Thursday, November 14, 2013

Starting early for Christmas

I don't think it's too early for this - after all Remembrance Day has past.  I think limiting Christmas stuff until after that important day is respectful.

Poinsettias!  I had Pinned a link to Sweetsugarbelle's tutorial on some adorable little poinsettias, some time ago.  I thought they seemed a little easier than the Wilton ones I used to make.  I had some leftover royal icing from another project, so these were the first thing to come to mind.

I used the handy template that came with the tutorial, but I did find that the tip #66 tricky to use - I've never had much success making leaves with a #66 or #67.  I switched to a #352 and had a much better go of it.  Once you get piping, they really go quite quickly.  It will be great when it comes time to bake for Christmas and these will be ready to pop on cookies or cupcakes.

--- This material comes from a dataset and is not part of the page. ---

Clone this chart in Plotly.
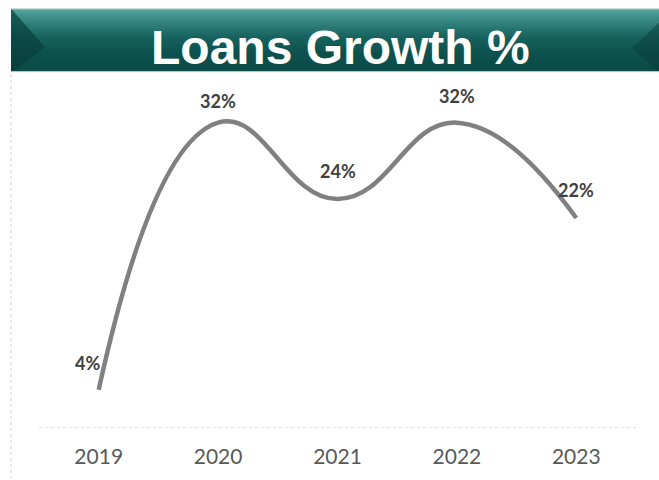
import base64
import plotly.graph_objects as go

# Loan growth by year (percent)
years = ["2019", "2020", "2021", "2022", "2023"]
growth = [4, 32, 24, 32, 22]
labels = ["4%", "32%", "24%", "32%", "22%"]

W, H = 659, 480
M_L, M_R, M_T, M_B = 39, 23, 94, 50
PW, PH = W - M_L - M_R, H - M_T - M_B


def px_x(px):
    return (px - M_L) / PW


def px_y(py):
    return (H - M_B - py) / PH


# Banner artwork (gradient bar with bevelled ends), drawn as an SVG background
banner_svg = """<svg xmlns='http://www.w3.org/2000/svg' width='648' height='64' viewBox='0 0 648 64' preserveAspectRatio='none'>
<defs>
<linearGradient id='g' x1='0' y1='0' x2='0' y2='1'>
<stop offset='0' stop-color='#5aa8a2'/>
<stop offset='0.12' stop-color='#3f918b'/>
<stop offset='0.45' stop-color='#17625e'/>
<stop offset='0.7' stop-color='#0d514e'/>
<stop offset='1' stop-color='#0b4a47'/>
</linearGradient>
<linearGradient id='s' x1='0' y1='0' x2='0' y2='1'>
<stop offset='0' stop-color='#0a4744'/>
<stop offset='1' stop-color='#083c3a'/>
</linearGradient>
</defs>
<rect x='0' y='0' width='648' height='64' fill='url(#g)'/>
<polygon points='0,0 34,39 0,64' fill='url(#s)' opacity='0.75'/>
<polygon points='648,14 621,40 648,64' fill='url(#s)' opacity='0.6'/>
<rect x='0' y='0' width='648' height='1' fill='#9cc9c5'/>
<rect x='0' y='63' width='648' height='1' fill='#cfd8d7'/>
</svg>"""
banner_uri = "data:image/svg+xml;base64," + base64.b64encode(banner_svg.encode()).decode()

fig = go.Figure()

fig.add_trace(go.Scatter(
    x=years,
    y=growth,
    mode="lines",
    line=dict(color="#808080", width=4.5, shape="spline", smoothing=1.3),
    hoverinfo="skip",
    showlegend=False,
))

# Value labels above each point (x given as category index)
label_dx = [-11, 0, 0, 0, 0]
label_dy = [27, 22, 28, 27, 28]
for i, (val, txt, dx, dy) in enumerate(zip(growth, labels, label_dx, label_dy)):
    fig.add_annotation(
        x=i, y=val, text=txt, showarrow=False,
        xshift=dx, yshift=dy,
        font=dict(family="Lato", size=18, color="#404040", weight="bold"),
    )

# Title text on the banner
fig.add_annotation(
    xref="paper", yref="paper",
    x=px_x(340), y=px_y(47),
    text="<b>Loans Growth %</b>", showarrow=False,
    font=dict(family="Liberation Sans", size=48, color="white"),
    xanchor="center", yanchor="middle",
)

fig.add_layout_image(
    source=banner_uri,
    xref="paper", yref="paper",
    x=px_x(11), y=px_y(8),
    sizex=px_x(659) - px_x(11), sizey=px_y(8) - px_y(72),
    xanchor="left", yanchor="top",
    sizing="stretch", layer="below",
)

# Dotted baseline and left frame edge
fig.add_shape(type="line", xref="paper", yref="y",
              x0=0, x1=1, y0=0, y1=0,
              line=dict(color="#c0c0c0", width=1, dash="dot"))
fig.add_shape(type="line", xref="paper", yref="paper",
              x0=px_x(11), x1=px_x(11), y0=px_y(74), y1=px_y(480),
              line=dict(color="#d0d0d0", width=1, dash="dot"))

fig.update_layout(
    width=W, height=H,
    margin=dict(l=M_L, r=M_R, t=M_T, b=M_B),
    paper_bgcolor="white",
    plot_bgcolor="white",
    xaxis=dict(
        type="category",
        range=[-0.5, 4.5],
        showgrid=False, zeroline=False, showline=False,
        ticks="", ticklabelstandoff=14,
        tickfont=dict(family="Lato", size=21, color="#595959"),
        fixedrange=True,
    ),
    yaxis=dict(
        range=[0, 35],
        visible=False,
        fixedrange=True,
    ),
)

fig.write_html("out.html")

I also didn't have the gold sugar sprinkles, so I shook my plain clear sprinkles with some gold lustre.  Worked like a charm!

These aren't quite finished yet - I have to get ready for work, so they will have to wait for another day.  I will add a little leaf to the side for a splash of complementary colour.
When finished I shall post more pictures.

Give these sweet little flowers a try and if you don't always have all the items you need - look around, sometimes you can substitute with great results!